Aim
Return the lines below exactly, from the first line to the line that contains "const guideStart = -3.1;". Leave out pictures.

Supplied information
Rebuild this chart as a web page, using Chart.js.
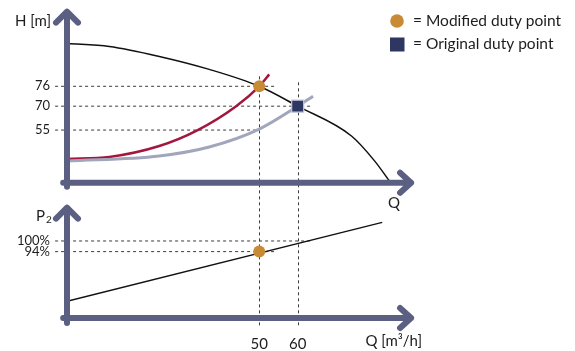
<!DOCTYPE html>
<html>
<head>
<meta charset="utf-8">
<script src="https://cdn.jsdelivr.net/npm/chart.js@4"></script>
<style>
    html, body { margin: 0; padding: 0; background: #fff; }
    #wrap { position: relative; width: 575px; height: 351px; }
</style>
</head>
<body>
<div id="wrap"><canvas id="dutyChart"></canvas></div>
<script>
// flow Q [m3/h] is shared by both panels
// head is a schematic axis: values are drawing units, tick labels say the real metres
const pumpQ = [0, 11, 24, 37, 50, 60, 74, 80, 84];
const pumpH = [140, 137, 127, 114, 97, 77, 47, 22, 1];
const modifiedQ = [0, 11, 24, 34, 44, 50, 52.6];
const modifiedH = [24, 26, 37, 53, 77, 97, 109];
const originalQ = [0, 24, 37, 50, 60, 64];
const originalH = [22, 27, 36, 54, 77, 87];
// shaft power P2 in %
const powerQ = [0, 82];
const powerP = [66, 110.5];

const modifiedPoint = { q: 50, h: 97, p: 94 };
const originalPoint = { q: 60, h: 77 };

const flowTicks = [50, 60];
const headTicks = [97, 77, 53];
const headLabels = ['76', '70', '55'];
const headGuideEnd = [54.4, 63.7, 50];
const powerTicks = [100, 94];
const powerLabels = ['100%', '94%'];
const powerGuideEnd = [63.7, 54.5];
const flowGuideTop = [107, 101];
const guideStart = -3.1;

const AXIS = '#5b6082';
const TEXT = '#1d1d1d';
const GUIDE = '#3c3c3c';
const ORANGE = '#c98a35';
const NAVY = '#2e3761';
const FONT = 'Lato';

const pts = (qs, vs) => qs.map((q, i) => ({ x: q, y: vs[i] }));

const curve = (label, data, axis, color, width) => ({
    label,
    data,
    yAxisID: axis,
    borderColor: color,
    borderWidth: width,
    pointRadius: 0,
    cubicInterpolationMode: 'monotone',
    fill: false,
    order: 1,
});

const guide = (y, end, axis) => ({
    label: 'guide',
    data: [{ x: guideStart, y }, { x: end, y }],
    yAxisID: axis,
    borderColor: GUIDE,
    borderWidth: 1,
    borderDash: [3, 3],
    pointRadius: 0,
    clip: false,
    order: 3,
});

const marker = (label, data, axis, style) => ({
    label,
    data,
    yAxisID: axis,
    showLine: false,
    clip: false,
    order: 0,
    ...style,
});

const dot = { pointStyle: 'circle', pointRadius: 6, backgroundColor: ORANGE, borderWidth: 0 };
const square = { pointStyle: 'rect', pointRadius: 8.5, backgroundColor: NAVY, borderColor: '#c3c7da', borderWidth: 1.2 };

const datasets = [
    marker('Modified duty point', [{ x: modifiedPoint.q, y: modifiedPoint.h }], 'yH', dot),
    marker('Original duty point', [{ x: originalPoint.q, y: originalPoint.h }], 'yH', square),
    marker('Modified P2', [{ x: modifiedPoint.q, y: modifiedPoint.p }], 'yP', dot),
    curve('Pump curve', pts(pumpQ, pumpH), 'yH', '#111111', 1.5),
    curve('Original system', pts(originalQ, originalH), 'yH', '#a1a6bd', 3),
    curve('Modified system', pts(modifiedQ, modifiedH), 'yH', '#a3173f', 2.5),
    curve('P2', pts(powerQ, powerP), 'yP', '#111111', 1.5),
    ...headTicks.map((h, i) => guide(h, headGuideEnd[i], 'yH')),
    ...powerTicks.map((p, i) => guide(p, powerGuideEnd[i], 'yP')),
];

function arrow(ctx, x1, y1, x2, y2, ax, ay, bx, by) {
    ctx.beginPath();
    ctx.moveTo(x1, y1);
    ctx.lineTo(x2, y2);
    ctx.moveTo(ax, ay);
    ctx.lineTo(x2, y2);
    ctx.lineTo(bx, by);
    ctx.stroke();
}

const schematic = {
    id: 'schematic',
    beforeDatasetsDraw(chart) {
        const { ctx, scales: { x, yH, yP } } = chart;
        ctx.save();
        ctx.strokeStyle = GUIDE;
        ctx.lineWidth = 1;
        ctx.setLineDash([3, 3]);
        flowTicks.forEach((q, i) => {
            const px = Math.round(x.getPixelForValue(q)) + 0.5;
            ctx.beginPath();
            ctx.moveTo(px, yH.getPixelForValue(flowGuideTop[i]));
            ctx.lineTo(px, yP.getPixelForValue(51.2));
            ctx.stroke();
        });
        ctx.restore();
    },
    afterDatasetsDraw(chart) {
        const { ctx, scales: { x, yH, yP } } = chart;
        const x0 = x.getPixelForValue(0);
        const xs = x.getPixelForValue(-1);
        const xe = x.getPixelForValue(89.5);
        ctx.save();
        ctx.strokeStyle = AXIS;
        ctx.lineWidth = 6;
        ctx.lineCap = 'round';
        ctx.lineJoin = 'round';

        // head panel
        const hTop = yH.getPixelForValue(172);
        const hAxis = yH.getPixelForValue(0);
        arrow(ctx, x0, hAxis + 4, x0, hTop, x0 - 11, hTop + 11, x0 + 11, hTop + 11);
        arrow(ctx, xs, hAxis, xe, hAxis, xe - 11, hAxis - 10, xe - 11, hAxis + 10);

        // power panel
        const pTop = yP.getPixelForValue(118.8);
        const pAxis = yP.getPixelForValue(56.5);
        arrow(ctx, x0, pAxis + 5, x0, pTop, x0 - 11, pTop + 11, x0 + 11, pTop + 11);
        arrow(ctx, xs, pAxis, xe, pAxis, xe - 11, pAxis - 10, xe - 11, pAxis + 10);

        // axis titles
        ctx.fillStyle = TEXT;
        ctx.textBaseline = 'middle';
        ctx.font = `15px ${FONT}`;
        ctx.textAlign = 'right';
        ctx.fillText('H [m]', x0 - 16, hTop + 9);
        ctx.fillText('P', x0 - 22, pTop + 8);
        ctx.font = `10px ${FONT}`;
        ctx.textAlign = 'left';
        ctx.fillText('2', x0 - 21, pTop + 12);
        ctx.font = `15px ${FONT}`;
        ctx.textAlign = 'center';
        ctx.fillText('Q', xe - 17, hAxis + 20);
        ctx.textAlign = 'right';
        ctx.fillText('Q [m\u00b3/h]', xe + 11, pAxis + 23);

        // legend
        ctx.font = `15.5px ${FONT}`;
        ctx.textAlign = 'left';
        ctx.fillStyle = ORANGE;
        ctx.beginPath();
        ctx.arc(397, 21, 6.8, 0, Math.PI * 2);
        ctx.fill();
        ctx.fillStyle = NAVY;
        ctx.fillRect(390, 37.5, 14.5, 14);
        ctx.fillStyle = TEXT;
        ctx.fillText('= Modified duty point', 413, 21);
        ctx.fillText('= Original duty point', 413, 43.5);
        ctx.restore();
    },
};

const yCommon = {
    type: 'linear',
    position: 'left',
    stack: 'panels',
    grid: { display: false, drawTicks: false },
    border: { display: false },
    afterFit: (scale) => {
        scale.width = 67;
        // tick padding would otherwise push the chart area down
        scale.paddingTop = 0;
        scale.paddingBottom = 0;
    },
};

new Chart(document.getElementById('dutyChart'), {
    type: 'line',
    data: { datasets },
    options: {
        responsive: true,
        maintainAspectRatio: false,
        animation: false,
        events: [],
        layout: { padding: { top: 8, right: 162, left: 0, bottom: 0 } },
        plugins: { legend: { display: false }, tooltip: { enabled: false } },
        scales: {
            x: {
                type: 'linear',
                min: 0,
                max: 90,
                grid: { display: false, drawTicks: false },
                border: { display: false },
                ticks: { padding: 9, color: TEXT, font: { family: FONT, size: 15 }, autoSkip: false },
                afterBuildTicks: (scale) => { scale.ticks = flowTicks.map((value) => ({ value })); },
                afterFit: (scale) => { scale.height = 25; },
            },
            yP: {
                ...yCommon,
                min: 52,
                max: 125,
                stackWeight: 130,
                weight: 1,
                ticks: {
                    padding: 17,
                    color: TEXT,
                    font: { family: FONT, size: 13, lineHeight: 1 },
                    autoSkip: false,
                    callback: (value) => powerLabels[powerTicks.indexOf(value)],
                },
                afterBuildTicks: (scale) => { scale.ticks = powerTicks.map((value) => ({ value })); },
            },
            yH: {
                ...yCommon,
                min: -14,
                max: 174,
                stackWeight: 188,
                weight: 2,
                ticks: {
                    padding: 17,
                    color: TEXT,
                    font: { family: FONT, size: 13, lineHeight: 1 },
                    autoSkip: false,
                    callback: (value) => headLabels[headTicks.indexOf(value)],
                },
                afterBuildTicks: (scale) => { scale.ticks = headTicks.map((value) => ({ value })); },
            },
        },
    },
    plugins: [schematic],
});
</script>
</body>
</html>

Result of the exercise
Rebuild this chart as a web page, using Chart.js.
<!DOCTYPE html>
<html>
<head>
<meta charset="utf-8">
<script src="https://cdn.jsdelivr.net/npm/chart.js@4"></script>
<style>
    html, body { margin: 0; padding: 0; background: #fff; }
    #wrap { position: relative; width: 575px; height: 351px; }
</style>
</head>
<body>
<div id="wrap"><canvas id="dutyChart"></canvas></div>
<script>
// flow Q [m3/h] is shared by both panels
// head is a schematic axis: values are drawing units, tick labels say the real metres
const pumpQ = [0, 11, 24, 37, 50, 60, 74, 80, 84];
const pumpH = [140, 137, 127, 114, 97, 77, 47, 22, 1];
const modifiedQ = [0, 11, 24, 34, 44, 50, 52.6];
const modifiedH = [24, 26, 37, 53, 77, 97, 109];
const originalQ = [0, 24, 37, 50, 60, 64];
const originalH = [22, 27, 36, 54, 77, 87];
// shaft power P2 in %
const powerQ = [0, 82];
const powerP = [66, 110.5];

const modifiedPoint = { q: 50, h: 97, p: 94 };
const originalPoint = { q: 60, h: 77 };

const flowTicks = [50, 60];
const headTicks = [97, 77, 53];
const headLabels = ['76', '70', '55'];
const headGuideEnd = [54.4, 63.7, 50];
const powerTicks = [100, 94];
const powerLabels = ['100%', '94%'];
const powerGuideEnd = [63.7, 54.5];
const flowGuideTop = [107, 101];
const guideStart = -3.1;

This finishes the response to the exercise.